At the same time, however, the added value brought to offshore maintenance strategies by data science must also be met with a willingness to make risk-based decisions and embrace changes. 

As well as deepening collaboration between offshore operators, class societies such as ABS and OEMs towards a standardized equipment hierarchy, the industry needs to adopt a more condition-based paradigm to enable optimized decision making. Buy-in from business leaders is fundamental if value from data is to be extracted. 

But this is not just a one-way conversation. We as data scientists must also accept that we must do a better job of applying our findings to live situations. It is therefore upon us data scientists to be cognizant of problems such as overfitting, confusing correlation for causation, and over-estimating the ability of our models to generalize. The onus should also be on us to communicate this clearly to offshore decision makers who operate in the real world.

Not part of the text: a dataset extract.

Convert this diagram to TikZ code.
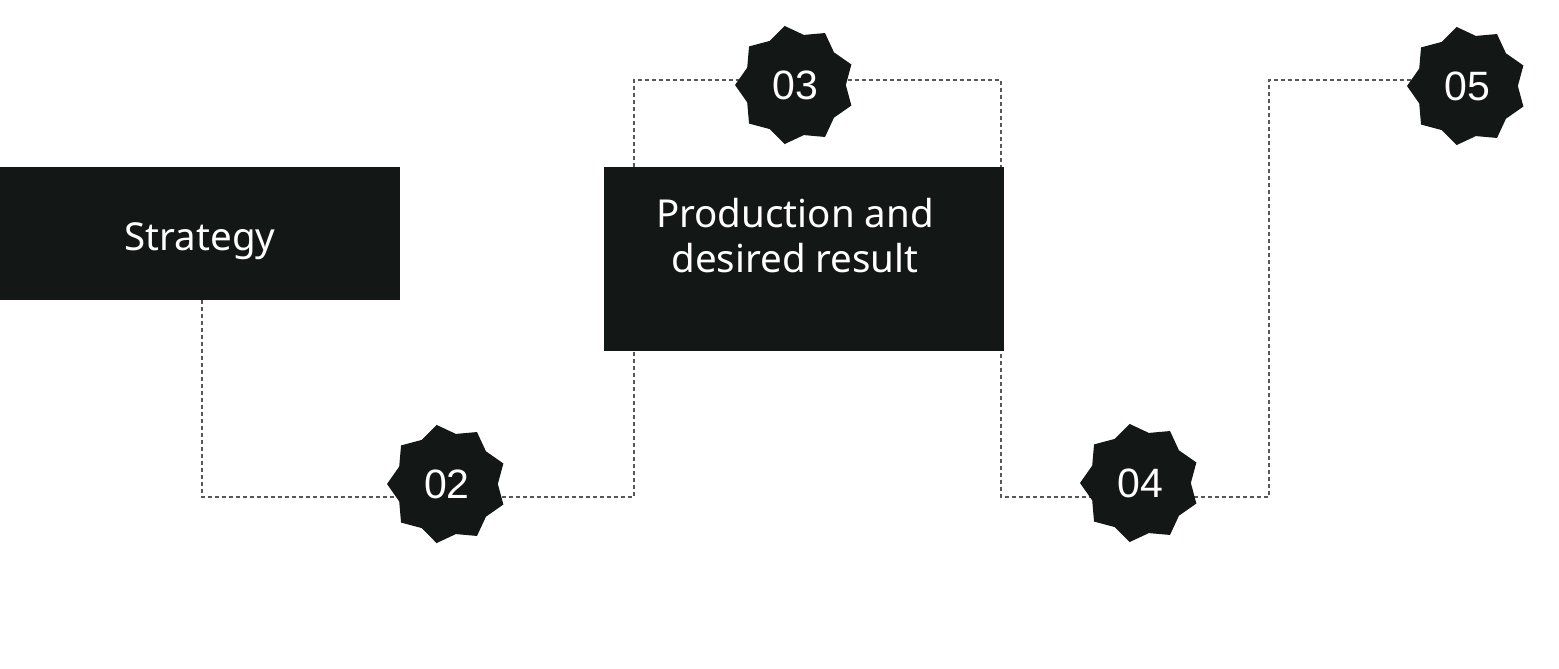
\documentclass[tikz,border=0pt]{standalone}
\usepackage{fontspec}
\setmainfont{Noto Sans}
\newfontfamily\numfont{Liberation Sans}
\usetikzlibrary{shapes.geometric,backgrounds}
\definecolor{inkblack}{RGB}{19,24,23}
\definecolor{linegray}{RGB}{88,88,88}

\begin{document}
\begin{tikzpicture}[x=1pt,y=-1pt,
    stagebox/.style={fill=inkblack, inner sep=0pt, minimum width=400pt},
    stagetext/.style={text=white, font=\fontsize{38.5}{45}\selectfont, align=center},
    badge/.style={star, star points=9, star point ratio=1.18, shape border rotate=10,
        fill=inkblack, text=white, inner sep=0pt, minimum size=120pt,
        font=\numfont\fontsize{41}{41}\selectfont},
    link/.style={draw=linegray, line width=1.5pt, dash pattern=on 4pt off 3pt}]
    \useasboundingbox (0,0) rectangle (1559,669);
    % stages
    \node[stagebox, minimum height=133pt, stagetext, text height=34pt, text depth=0pt]
        (strat) at (200,233) {Strategy};
    \node[stagebox, minimum height=184pt] (prod) at (804,259) {};
    \node[stagetext] (prodtext) at (795,236) {Production and\\desired result};
    % badges
    \node[badge] (b02) at (447,484) {02};
    \node[badge] (b03) at (795,85) {03};
    \node[badge] (b04) at (1140,483) {04};
    \node[badge] (b05) at (1467,86) {05};
    % dashed route
    \coordinate (c1) at (202,497);
    \coordinate (c2) at (634,497);
    \coordinate (c3) at (634,80);
    \coordinate (c4) at (1001,80);
    \coordinate (c5) at (1001,497);
    \coordinate (c6) at (1269,497);
    \coordinate (c7) at (1269,80);
    \begin{scope}[on background layer]
        \draw[link] (c1 |- strat.south) -- (c1) -- (c2) -- (c3) -- (c4)
            -- (c5) -- (c6) -- (c7) -- (c7 -| b05.center);
    \end{scope}
\end{tikzpicture}
\end{document}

Indeed, it will need to be a collaborative effort between various stakeholders—the industry needs to start using insights from data-driven programs, with subject matter experts and operators playing their part of the algorithm building process with the data scientists. This will only improve trust and adoption. 

Arguably the most important input, however, will come from the top. Utilizing and, critically, acting upon data-driven condition-based recommendations requires deliberate top-down support from executive leadership. Data and AI must become part of the C-suite realm if a real, lasting impact is to be made.

Subrat Nanda is the chief data scientist at ABS and leads data science and advanced analytics efforts for marine, offshore and government clients.